> EXERCISE DIRECTIONS
Under this line sits a listing. Repeat exactly and only its lines from the one holding "What matplotlib code" through the one holding "ax.add_patch(patch)"; skip pictures.

=-=-=

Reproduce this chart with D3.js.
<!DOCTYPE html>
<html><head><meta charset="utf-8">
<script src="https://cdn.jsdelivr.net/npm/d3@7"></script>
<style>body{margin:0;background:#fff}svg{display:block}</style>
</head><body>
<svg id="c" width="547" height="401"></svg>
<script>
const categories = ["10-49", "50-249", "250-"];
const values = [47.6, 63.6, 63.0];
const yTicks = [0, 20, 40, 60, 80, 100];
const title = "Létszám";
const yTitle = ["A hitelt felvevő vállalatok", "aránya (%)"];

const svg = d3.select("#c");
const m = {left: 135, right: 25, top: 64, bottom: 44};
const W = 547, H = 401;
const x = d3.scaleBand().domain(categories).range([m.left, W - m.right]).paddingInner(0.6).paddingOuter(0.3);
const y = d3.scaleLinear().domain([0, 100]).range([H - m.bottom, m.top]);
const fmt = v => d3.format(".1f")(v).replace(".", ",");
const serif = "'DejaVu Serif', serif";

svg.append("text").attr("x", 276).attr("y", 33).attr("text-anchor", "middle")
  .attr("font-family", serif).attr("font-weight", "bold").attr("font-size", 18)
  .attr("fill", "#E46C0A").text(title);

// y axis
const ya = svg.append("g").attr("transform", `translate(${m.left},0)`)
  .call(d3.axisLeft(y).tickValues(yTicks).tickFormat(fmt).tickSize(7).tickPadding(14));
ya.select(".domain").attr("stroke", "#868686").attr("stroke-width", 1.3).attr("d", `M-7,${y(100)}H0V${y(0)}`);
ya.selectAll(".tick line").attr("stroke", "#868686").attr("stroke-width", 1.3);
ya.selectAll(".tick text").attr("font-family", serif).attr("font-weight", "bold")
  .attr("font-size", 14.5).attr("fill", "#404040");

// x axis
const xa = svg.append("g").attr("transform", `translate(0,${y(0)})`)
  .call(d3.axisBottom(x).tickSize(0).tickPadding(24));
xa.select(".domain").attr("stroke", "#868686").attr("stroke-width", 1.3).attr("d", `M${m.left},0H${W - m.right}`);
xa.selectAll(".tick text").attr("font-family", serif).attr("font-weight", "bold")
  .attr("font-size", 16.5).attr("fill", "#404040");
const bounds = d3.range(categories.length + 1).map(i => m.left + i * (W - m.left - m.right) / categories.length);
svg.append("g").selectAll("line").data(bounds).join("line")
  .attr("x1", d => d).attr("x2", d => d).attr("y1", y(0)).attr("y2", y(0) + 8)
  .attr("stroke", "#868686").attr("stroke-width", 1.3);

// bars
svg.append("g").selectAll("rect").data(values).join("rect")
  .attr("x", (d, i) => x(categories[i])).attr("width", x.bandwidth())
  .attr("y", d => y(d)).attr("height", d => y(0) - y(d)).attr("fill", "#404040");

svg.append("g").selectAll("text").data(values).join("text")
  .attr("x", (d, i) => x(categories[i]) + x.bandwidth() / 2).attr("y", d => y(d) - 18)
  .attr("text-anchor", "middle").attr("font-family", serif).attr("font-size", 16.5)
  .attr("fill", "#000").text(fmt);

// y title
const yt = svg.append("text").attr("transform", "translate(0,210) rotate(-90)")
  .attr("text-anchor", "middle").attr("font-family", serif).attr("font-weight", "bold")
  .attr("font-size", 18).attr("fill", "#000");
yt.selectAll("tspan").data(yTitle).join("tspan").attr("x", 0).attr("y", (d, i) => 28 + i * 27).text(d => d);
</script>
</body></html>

=-=-=

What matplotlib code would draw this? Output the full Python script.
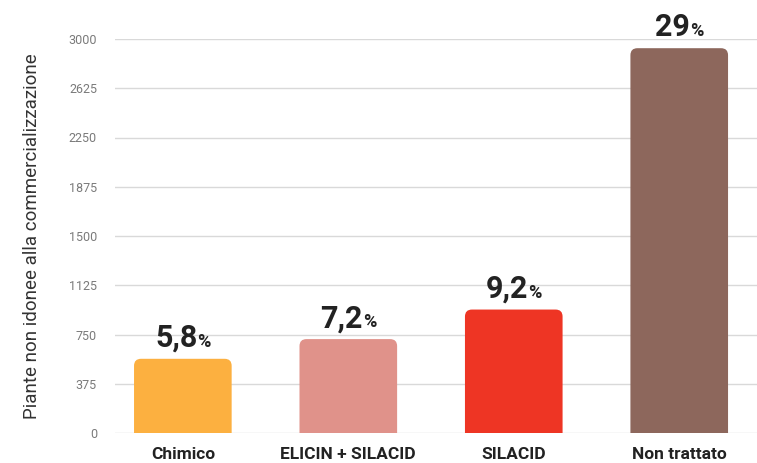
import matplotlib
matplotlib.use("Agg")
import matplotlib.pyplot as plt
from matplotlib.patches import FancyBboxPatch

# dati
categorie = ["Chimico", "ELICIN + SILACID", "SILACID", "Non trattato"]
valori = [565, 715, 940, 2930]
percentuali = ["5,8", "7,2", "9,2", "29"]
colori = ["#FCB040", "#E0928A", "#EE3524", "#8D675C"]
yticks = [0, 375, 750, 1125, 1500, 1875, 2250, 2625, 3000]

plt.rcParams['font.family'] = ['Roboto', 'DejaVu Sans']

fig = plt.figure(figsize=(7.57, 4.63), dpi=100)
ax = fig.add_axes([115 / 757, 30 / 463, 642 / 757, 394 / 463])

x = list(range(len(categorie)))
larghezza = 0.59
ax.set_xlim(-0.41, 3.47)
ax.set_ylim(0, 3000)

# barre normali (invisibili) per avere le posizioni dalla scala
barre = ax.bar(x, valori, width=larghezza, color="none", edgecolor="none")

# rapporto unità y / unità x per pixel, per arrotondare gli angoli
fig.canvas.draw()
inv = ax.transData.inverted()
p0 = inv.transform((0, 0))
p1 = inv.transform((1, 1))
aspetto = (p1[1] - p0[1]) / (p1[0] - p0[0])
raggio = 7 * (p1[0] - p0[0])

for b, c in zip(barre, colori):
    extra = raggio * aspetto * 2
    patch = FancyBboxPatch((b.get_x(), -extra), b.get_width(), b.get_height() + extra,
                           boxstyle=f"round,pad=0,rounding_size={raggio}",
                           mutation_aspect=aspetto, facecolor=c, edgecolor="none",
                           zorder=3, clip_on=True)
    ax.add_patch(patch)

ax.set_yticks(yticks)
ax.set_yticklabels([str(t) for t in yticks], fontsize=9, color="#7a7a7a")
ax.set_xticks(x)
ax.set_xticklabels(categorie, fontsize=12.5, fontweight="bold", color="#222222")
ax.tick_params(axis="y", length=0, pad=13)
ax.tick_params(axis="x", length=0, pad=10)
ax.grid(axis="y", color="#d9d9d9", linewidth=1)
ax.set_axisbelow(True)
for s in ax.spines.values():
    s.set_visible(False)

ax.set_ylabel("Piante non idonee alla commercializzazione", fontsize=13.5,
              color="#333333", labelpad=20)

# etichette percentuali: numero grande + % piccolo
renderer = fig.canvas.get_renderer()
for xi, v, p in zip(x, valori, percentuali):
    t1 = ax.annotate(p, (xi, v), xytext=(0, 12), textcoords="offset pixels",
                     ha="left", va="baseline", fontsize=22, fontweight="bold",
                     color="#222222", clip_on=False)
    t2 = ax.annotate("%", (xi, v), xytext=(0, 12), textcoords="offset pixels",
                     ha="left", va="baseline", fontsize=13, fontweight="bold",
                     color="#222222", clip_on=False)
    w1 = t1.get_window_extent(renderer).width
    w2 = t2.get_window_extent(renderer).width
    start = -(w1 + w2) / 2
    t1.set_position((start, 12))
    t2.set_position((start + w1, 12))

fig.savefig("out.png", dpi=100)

=-=-=

> SOLUTION
What matplotlib code would draw this? Output the full Python script.
import matplotlib
matplotlib.use("Agg")
import matplotlib.pyplot as plt
from matplotlib.patches import FancyBboxPatch

# dati
categorie = ["Chimico", "ELICIN + SILACID", "SILACID", "Non trattato"]
valori = [565, 715, 940, 2930]
percentuali = ["5,8", "7,2", "9,2", "29"]
colori = ["#FCB040", "#E0928A", "#EE3524", "#8D675C"]
yticks = [0, 375, 750, 1125, 1500, 1875, 2250, 2625, 3000]

plt.rcParams['font.family'] = ['Roboto', 'DejaVu Sans']

fig = plt.figure(figsize=(7.57, 4.63), dpi=100)
ax = fig.add_axes([115 / 757, 30 / 463, 642 / 757, 394 / 463])

x = list(range(len(categorie)))
larghezza = 0.59
ax.set_xlim(-0.41, 3.47)
ax.set_ylim(0, 3000)

# barre normali (invisibili) per avere le posizioni dalla scala
barre = ax.bar(x, valori, width=larghezza, color="none", edgecolor="none")

# rapporto unità y / unità x per pixel, per arrotondare gli angoli
fig.canvas.draw()
inv = ax.transData.inverted()
p0 = inv.transform((0, 0))
p1 = inv.transform((1, 1))
aspetto = (p1[1] - p0[1]) / (p1[0] - p0[0])
raggio = 7 * (p1[0] - p0[0])

for b, c in zip(barre, colori):
    extra = raggio * aspetto * 2
    patch = FancyBboxPatch((b.get_x(), -extra), b.get_width(), b.get_height() + extra,
                           boxstyle=f"round,pad=0,rounding_size={raggio}",
                           mutation_aspect=aspetto, facecolor=c, edgecolor="none",
                           zorder=3, clip_on=True)
    ax.add_patch(patch)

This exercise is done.